Knowledge compounds, but only when connections are visible. A library with 1,000 unlinked books is just storage. A map with 50 connected ideas is an intelligence amplifier. By week 3, you feel the compound effect viscerally: insights come faster, ideas connect to more things, patterns you could not name two weeks ago now have structure. This is what it means to mindlify your thinking — to turn scattered fragments into a living network that makes you measurably better at seeing what matters.
Day 30. Your map has 75-100 ideas organized into 6-10 clusters with hundreds of connections. You see your core themes — the 3-4 topics that dominate your thinking. You see your blind spots — areas you assumed mattered but barely fed. You trace the path from a vague intention on day 1 to structured understanding on day 30. Not a finished product. A living system. Less than 3 hours total invested, and you have built a map that will keep compounding for years.
After day 30, shift from daily building to a weekly rhythm. Every Sunday, spend 10 minutes zooming out on your entire map. Do not read individual nodes. Look at the shape. Which clusters grew this week? Which connections were added? Where are the new gaps? The weekly review is maintenance for a living system — like watering a garden. It takes almost no time, but it keeps the map alive in your mind. Without it, the map becomes a static artifact. With it, the map stays a thinking tool.
A living map needs both growth and pruning. Some ideas you added in week 1 no longer feel relevant — archive them. Some connections were wrong — remove them. Some clusters split into two as your understanding deepens — let them. Pruning is not failure. It is your thinking evolving. A map that never changes is dead. The goal is not to preserve every node forever. The goal is to keep the map honest — an accurate reflection of your current thinking, not a museum of thoughts you used to have.
After 4-6 weeks with one space, you may feel the pull to create a second. A different life domain — career vs personal, a new project, a subject you are studying. The signal is clear: ideas that do not fit anywhere in your current map keep appearing. That tension means you have a separate network forming in your head. Give it its own space. Two focused maps with 50 ideas each are more powerful than one unfocused map with 100. Each space has its own gravity, its own clusters, its own patterns.

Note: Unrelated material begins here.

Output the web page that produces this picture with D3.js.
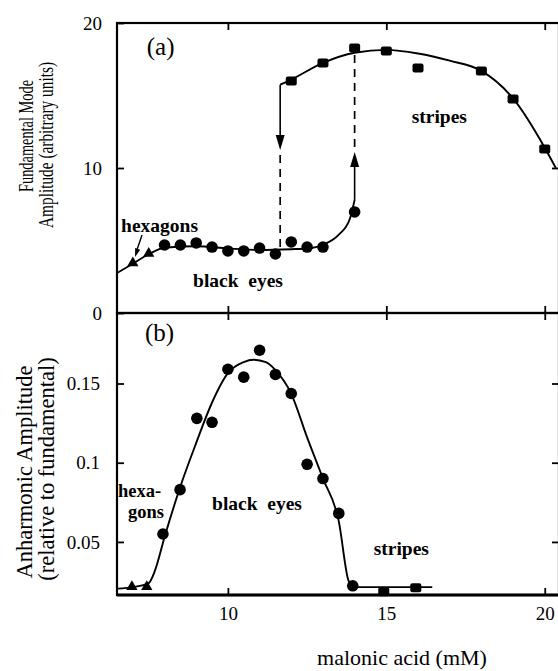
<!DOCTYPE html>
<html>
<head>
<meta charset="utf-8">
<script src="https://cdn.jsdelivr.net/npm/d3@7"></script>
<style>
  body { margin: 0; background: #fff; }
  text { font-family: "Liberation Serif", "Times New Roman", serif; fill: #000; }
  .lbl { font-weight: bold; white-space: pre; }
</style>
</head>
<body>
<script>
// panel (a): fundamental mode amplitude
let aHexX = [7.0, 7.5];
let aHexY = [3.45, 4.1];
let aEyesX = [8, 8.5, 9, 9.5, 10, 10.5, 11, 11.5, 12, 12.5, 13, 14];
let aEyesY = [4.69, 4.69, 4.83, 4.55, 4.28, 4.28, 4.48, 4.07, 4.9, 4.55, 4.55, 6.97];
let aStripeX = [12, 13, 14, 15, 16, 18, 19, 20];
let aStripeY = [16.0, 17.24, 18.28, 18.07, 16.9, 16.69, 14.76, 11.31];
// fitted curves
let aEyesCurveX = [6.5, 7.0, 7.5, 8, 9, 10, 11, 12, 12.5, 13, 13.5, 13.85, 14.0];
let aEyesCurveY = [2.76, 3.4, 4.05, 4.5, 4.6, 4.45, 4.35, 4.4, 4.45, 4.7, 5.4, 6.5, 7.8];
let aStripeCurveX = [11.65, 12, 13, 14, 15, 16, 17, 18, 19, 20, 20.35];
let aStripeCurveY = [15.75, 16.1, 17.25, 17.95, 18.15, 17.9, 17.4, 16.7, 14.8, 11.4, 10.0];
// jumps: x, start of solid, arrow tip, end of dashed
let jumpX = [11.65, 14.0];
let jumpFrom = [15.75, 7.8];
let jumpTip = [11.24, 11.1];
let jumpTo = [4.4, 18.0];

// panel (b): anharmonic amplitude
let bHexX = [6.97, 7.44];
let bHexY = [0.0217, 0.0217];
let bEyesX = [7.95, 8.49, 9.02, 9.5, 10, 10.5, 11, 11.5, 12, 12.5, 13, 13.5, 13.94];
let bEyesY = [0.055, 0.083, 0.128, 0.1255, 0.159, 0.154, 0.171, 0.1557, 0.1437, 0.099, 0.090, 0.068, 0.0223];
let bStripeX = [14.92, 15.93];
let bStripeY = [0.0186, 0.021];
let bCurveX = [6.52, 7, 7.5, 7.7, 8, 8.5, 9, 9.5, 10, 10.5, 10.8, 11.2, 11.5, 12, 12.5, 13, 13.5, 13.8, 13.95, 16.45];
let bCurveY = [0.0205, 0.0215, 0.024, 0.032, 0.053, 0.085, 0.1125, 0.138, 0.1565, 0.1635, 0.165, 0.1635, 0.1585, 0.1435, 0.116, 0.09, 0.063, 0.026, 0.0215, 0.0215];

let xTicks = [10, 15, 20];
let xLabels = ["10", "15", "20"];
let aYTicks = [0, 10, 20];
let aYLabels = ["0", "10", "20"];
let bYTicks = [0.05, 0.1, 0.15];
let bYLabels = ["0.05", "0.1", "0.15"];

const width = 558, height = 671;
const left = 117, right = 559;
const aTop = 23, mid = 313, bBottom = 595;

let svg = d3.select("body").append("svg")
  .attr("width", width)
  .attr("height", height);

let x = d3.scaleLinear().domain([6.5, 20.45]).range([left, right]);
let yA = d3.scaleLinear().domain([0, 20]).range([mid, aTop]);
let yB = d3.scaleLinear().domain([0.0165, 0.1945]).range([bBottom, mid]);

let zip = (xs, ys) => xs.map((d, i) => [d, ys[i]]);

// frames
svg.append("rect").attr("x", left).attr("y", aTop).attr("width", right - left).attr("height", mid - aTop)
  .attr("fill", "none").attr("stroke", "#000").attr("stroke-width", 2.2);
svg.append("rect").attr("x", left).attr("y", mid).attr("width", right - left).attr("height", bBottom - mid)
  .attr("fill", "none").attr("stroke", "#000").attr("stroke-width", 2.2);
svg.append("line").attr("x1", left).attr("x2", right).attr("y1", bBottom).attr("y2", bBottom)
  .attr("stroke", "#000").attr("stroke-width", 3);

function styleAxis(g, size) {
  g.select(".domain").remove();
  g.selectAll("line").attr("stroke-width", 1.8);
  g.selectAll("text").style("font-family", "Liberation Serif, serif").style("font-size", size + "px");
}

// left axes
svg.append("g").attr("transform", `translate(${left},0)`)
  .call(d3.axisLeft(yA).tickValues(aYTicks).tickFormat((d, i) => aYLabels[i]).tickSize(-7).tickPadding(15))
  .call(g => styleAxis(g, 19));
svg.append("g").attr("transform", `translate(${left},0)`)
  .call(d3.axisLeft(yB).tickValues(bYTicks).tickFormat((d, i) => bYLabels[i]).tickSize(-7).tickPadding(17))
  .call(g => styleAxis(g, 19));
// right axes (inward ticks only)
svg.append("g").attr("transform", `translate(${right},0)`)
  .call(d3.axisRight(yA).tickValues([10]).tickFormat("").tickSize(-7))
  .call(g => styleAxis(g, 19));
svg.append("g").attr("transform", `translate(${right},0)`)
  .call(d3.axisRight(yB).tickValues(bYTicks).tickFormat("").tickSize(-7))
  .call(g => styleAxis(g, 19));
// top ticks
svg.append("g").attr("transform", `translate(0,${aTop})`)
  .call(d3.axisTop(x).tickValues(xTicks).tickFormat("").tickSize(-7))
  .call(g => styleAxis(g, 19));
// shared middle line: ticks both ways
svg.append("g").attr("transform", `translate(0,${mid})`)
  .call(d3.axisTop(x).tickValues(xTicks).tickFormat("").tickSize(7))
  .call(g => styleAxis(g, 19));
svg.append("g").attr("transform", `translate(0,${mid})`)
  .call(d3.axisBottom(x).tickValues(xTicks).tickFormat("").tickSize(7))
  .call(g => styleAxis(g, 19));
// bottom axis
svg.append("g").attr("transform", `translate(0,${bBottom})`)
  .call(d3.axisBottom(x).tickValues(xTicks).tickFormat((d, i) => xLabels[i]).tickSize(-7).tickPadding(12))
  .call(g => styleAxis(g, 19));

// curves
let lineA = d3.line().x(d => x(d[0])).y(d => yA(d[1])).curve(d3.curveMonotoneX);
let lineB = d3.line().x(d => x(d[0])).y(d => yB(d[1])).curve(d3.curveMonotoneX);

svg.append("path").attr("d", lineA(zip(aEyesCurveX, aEyesCurveY)))
  .attr("fill", "none").attr("stroke", "#000").attr("stroke-width", 1.9);
svg.append("path").attr("d", lineA(zip(aStripeCurveX, aStripeCurveY)))
  .attr("fill", "none").attr("stroke", "#000").attr("stroke-width", 1.9);
svg.append("path").attr("d", lineB(zip(bCurveX, bCurveY)))
  .attr("fill", "none").attr("stroke", "#000").attr("stroke-width", 1.9);

// jump arrows
jumpX.forEach((jx, i) => {
  let px = x(jx);
  let dir = jumpTip[i] < jumpFrom[i] ? 1 : -1; // 1 = pointing down
  let tip = yA(jumpTip[i]);
  svg.append("line").attr("x1", px).attr("x2", px)
    .attr("y1", yA(jumpFrom[i])).attr("y2", tip - dir * 10)
    .attr("stroke", "#000").attr("stroke-width", 1.6);
  svg.append("path")
    .attr("d", `M${px},${tip} L${px - 4.5},${tip - dir * 15} L${px + 4.5},${tip - dir * 15} Z`)
    .attr("fill", "#000");
  svg.append("line").attr("x1", px).attr("x2", px)
    .attr("y1", tip + dir * 5).attr("y2", yA(jumpTo[i]))
    .attr("stroke", "#000").attr("stroke-width", 1.7).attr("stroke-dasharray", "8,6");
});

// markers
function circles(xs, ys, y) {
  svg.append("g").selectAll("circle").data(zip(xs, ys)).join("circle")
    .attr("cx", d => x(d[0])).attr("cy", d => y(d[1])).attr("r", 5.8).attr("fill", "#000");
}
function squares(xs, ys, y) {
  svg.append("g").selectAll("rect").data(zip(xs, ys)).join("rect")
    .attr("x", d => x(d[0]) - 5.5).attr("y", d => y(d[1]) - 4.5)
    .attr("width", 11).attr("height", 9).attr("rx", 2).attr("fill", "#000");
}
function triangles(xs, ys, y) {
  svg.append("g").selectAll("path").data(zip(xs, ys)).join("path")
    .attr("transform", d => `translate(${x(d[0])},${y(d[1])})`)
    .attr("d", d3.symbol(d3.symbolTriangle, 55)).attr("fill", "#000");
}
triangles(aHexX, aHexY, yA);
circles(aEyesX, aEyesY, yA);
squares(aStripeX, aStripeY, yA);
triangles(bHexX, bHexY, yB);
circles(bEyesX, bEyesY, yB);
squares(bStripeX, bStripeY, yB);

// annotations
function label(txt, px, py, cls, size) {
  return svg.append("text").attr("x", px).attr("y", py).attr("class", cls)
    .style("font-size", size + "px").text(txt);
}
label("(a)", x(7.44), yA(17.8), "", 25);
label("(b)", x(7.38), yB(0.177), "", 25);
label("hexagons", x(6.63), yA(5.59), "lbl", 19.5);
label("black  eyes", x(8.9), yA(1.8), "lbl", 19.5);
label("stripes", x(15.8), yA(13.1), "lbl", 19.5);
let hg = svg.append("text").attr("class", "lbl").style("font-size", "18.5px");
hg.append("tspan").attr("x", x(6.53)).attr("y", yB(0.0785)).text("hexa-");
hg.append("tspan").attr("x", x(6.85)).attr("y", yB(0.0652)).text("gons");
label("black  eyes", x(9.5), yB(0.0702), "lbl", 19.5);
label("stripes", x(14.6), yB(0.0418), "lbl", 19.5);

// small arrow to the hexagon points
let hx1 = x(7.29), hy1 = yA(5.38), hx2 = x(7.07), hy2 = yA(3.86);
svg.append("line").attr("x1", hx1).attr("y1", hy1).attr("x2", hx2 + 1.5).attr("y2", hy2 - 6)
  .attr("stroke", "#000").attr("stroke-width", 1.4);
let ang = Math.atan2(hy2 - hy1, hx2 - hx1);
svg.append("path")
  .attr("d", `M${hx2},${hy2} L${hx2 - 9 * Math.cos(ang - 0.3)},${hy2 - 9 * Math.sin(ang - 0.3)} L${hx2 - 9 * Math.cos(ang + 0.3)},${hy2 - 9 * Math.sin(ang + 0.3)} Z`)
  .attr("fill", "#000");

// axis titles (rotated); the top one is set tight like the original
function ytitle(txt, cy, base, size, len) {
  let t = svg.append("text").attr("transform", `translate(${base},${cy}) rotate(-90)`)
    .attr("text-anchor", "middle").style("font-size", size + "px").text(txt);
  if (len) t.attr("textLength", len).attr("lengthAdjust", "spacingAndGlyphs");
}
ytitle("Fundamental Mode", 136, 33, 21, 112);
ytitle("Amplitude (arbitrary units)", 145, 53, 21, 166);
ytitle("Anharmonic Amplitude", 472, 32, 22.5);
ytitle("(relative to fundamental)", 469, 54, 22.5);

svg.append("text").attr("x", 402).attr("y", 665).attr("text-anchor", "middle")
  .style("font-size", "22px").text("malonic acid (mM)");
</script>
</body>
</html>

The before and after. Before: ideas lived in lists, files, and chat logs. You remembered some. You forgot most. Connections existed only in your head, invisible and volatile. After: ideas live in a spatial network. You see every connection. Patterns visible at a glance. New ideas connect to existing context instantly. You cannot go back because you have seen what your thinking looks like — and you know linear formats were hiding most of it. The map is the difference.